We sat down on a backless bench, facing the breeze from the river, and I asked her if she had reconsidered. She had to know that after some years, I wouldn’t be the only one wondering.
She said she knows, but she felt it will all be fine, no matter what happens in the middle, no matter who asks the question. She spoke like someone who believed in the inevitability of happiness, its typical tenacity to sneak back in between long, grey intervals of grief. From her point of view it seemed unbelievably foolish to pursue the thread leading to the source of the sorrow, to plead and beg whoever it was to complete the picture, to remain with us for the sake of an origin story. When I think about it now, her explanation was not totally unlike her.

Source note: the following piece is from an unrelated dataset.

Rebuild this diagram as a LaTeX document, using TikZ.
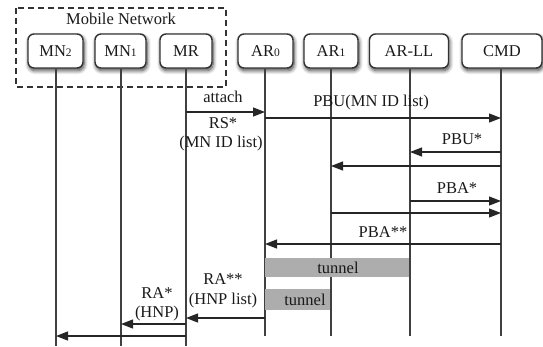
\documentclass[tikz,border=0pt]{standalone}
\usepackage{fontspec}
\setmainfont{Liberation Serif}
\usetikzlibrary{arrows.meta,shadows.blur}
\begin{document}
\begin{tikzpicture}[x=1pt,y=-1pt,
  every node/.style={font=\fontsize{16.5}{18}\selectfont, inner sep=0pt, text=black!90},
  ent/.style={draw=black!80, line width=1.4pt, rounded corners=6pt, fill=white,
    minimum height=34pt, blur shadow={shadow blur steps=8, shadow xshift=1pt, shadow yshift=-2.5pt, shadow opacity=75, shadow blur radius=4pt}},
  life/.style={draw=black!75, line width=1.2pt},
  msg/.style={draw=black!85, line width=1.2pt, -{Triangle[length=12pt,width=9pt]}},
  tun/.style={fill=black!32, draw=none}]
\useasboundingbox (0,0) rectangle (543,346);
\newcommand{\sbs}[1]{{\fontsize{11.5}{11}\selectfont #1}}
% dashed group
\draw[black!80, line width=1.3pt, dash pattern=on 6pt off 4pt] (16,8) rectangle (226,87);
\node (mnet) at (121,19) {Mobile Network};
% entities
\node[ent, minimum width=55pt] (mn2) at (55.5,51) {MN\sbs{2}};
\node[ent, minimum width=51pt] (mn1) at (120.5,51) {MN\sbs{1}};
\node[ent, minimum width=52pt] (mr) at (186,51) {MR};
\node[ent, minimum width=55pt] (ar0) at (265.5,51) {AR\sbs{0}};
\node[ent, minimum width=54pt] (ar1) at (331,51) {AR\sbs{1}};
\node[ent, minimum width=79pt] (arll) at (409,51) {AR-LL};
\node[ent, minimum width=80pt] (cmd) at (502,51) {CMD};
% lifelines
\coordinate (e1) at (56,346);
\coordinate (e2) at (121,346);
\coordinate (e3) at (186,346);
\coordinate (e4) at (265,336);
\coordinate (e5) at (331,336);
\coordinate (e6) at (410,336);
\coordinate (e7) at (501,336);
\draw[life] (mn2.south -| e1) -- (e1);
\draw[life] (mn1.south -| e2) -- (e2);
\draw[life] (mr.south -| e3) -- (e3);
\draw[life] (ar0.south -| e4) -- (e4);
\draw[life] (ar1.south -| e5) -- (e5);
\draw[life] (arll.south -| e6) -- (e6);
\draw[life] (cmd.south -| e7) -- (e7);
% tunnels
\fill[tun] (265,258) rectangle (409,277);
\node (t1) at (338,267.5) {tunnel};
\fill[tun] (265,289) rectangle (330,310);
\node (t2) at (305,299.5) {tunnel};
% messages
\draw[msg] (e3 |- 0,112) -- (e4 |- 0,112);
\node (attach) at (223,97) {attach};
\node (rs) at (223,123) {RS*};
\node (rs2) at (221,144) {(MN ID list)};
\draw[msg] (e4 |- 0,118) -- (e7 |- 0,118);
\node (pbu) at (371,103) {PBU(MN ID list)};
\draw[msg] (e7 |- 0,152) -- (e6 |- 0,152);
\node (pbus) at (462,139) {PBU*};
\draw[msg] (e7 |- 0,166) -- (e5 |- 0,166);
\draw[msg] (e6 |- 0,201) -- (e7 |- 0,201);
\node (pbas) at (457,188) {PBA*};
\draw[msg] (e5 |- 0,213) -- (e7 |- 0,213);
\draw[msg] (e7 |- 0,244) -- (e4 |- 0,244);
\node (pbass) at (383,232) {PBA**};
\draw[msg] (e4 |- 0,318) -- (e3 |- 0,318);
\node (ra2) at (223,279) {RA**};
\node (ra2b) at (223,301) {(HNP list)};
\draw[msg] (e3 |- 0,324) -- (e2 |- 0,324);
\node (ra1) at (157,293) {RA*};
\node (ra1b) at (157,314) {(HNP)};
\draw[msg] (e3 |- 0,336) -- (e1 |- 0,336);
\end{tikzpicture}
\end{document}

Even after our parents had died, she had found this idea of returning to roots vulgar, of going to the ancestral village and distributing sweets on death anniversaries, arranging a priest for the sacred fire, the rituals of ash and dust, drawing concentric circles from the centre of our lives to create a hierarchy of relatives—cousins first, then uncles and aunts, and then in-laws and outlaws swarming at the outermost rings. All this was too demeaning, this cheap chopping up of a tragedy and scattering it outwards, like breadcrumbs flung for crows. Perhaps she treated deaths and births as things arising out of small, strange chinks in the knitwork of intercrossing lives—better to not quibble about their reasons and simply accept the aftermath. The time had come for an absence of her own, something she would possess all by herself, and I was entitled to phantoms of my own.
After a patch of silence, I moved on. I asked her about something that had happened in the past, just like the old days. She thought about it for a bit, her face still until the ripple of recollection runs through it, and she answered. Again, I added, half-teasingly as usual, knowing perfectly well that she remembered, “And how are you so sure?”
“Because I remember that. . .,” and she described the scene and the events neighbouring it, every rendition surer than the last, as if memory is the purpose and not a consolation, and all of reality had been a rehearsal for remembering well. I think this is the closest thing to a family tradition we have—my forgetting and her remembering, and this will keep repeating itself, over and over again in our lives, until the world is without us again.
It was time to go. I picked up the camera and her bag—I’ve been carrying it ever since he was born. I have taken up the responsibility to teach him language. I said I’ll try my best to take the intercity bus and come home on weekends. Even at the end of a long reign of absence, I feel a strange warmth for whatever had begun all those years ago when we started living by ourselves, for the texture of that time, when the days undulated differently than they will do now.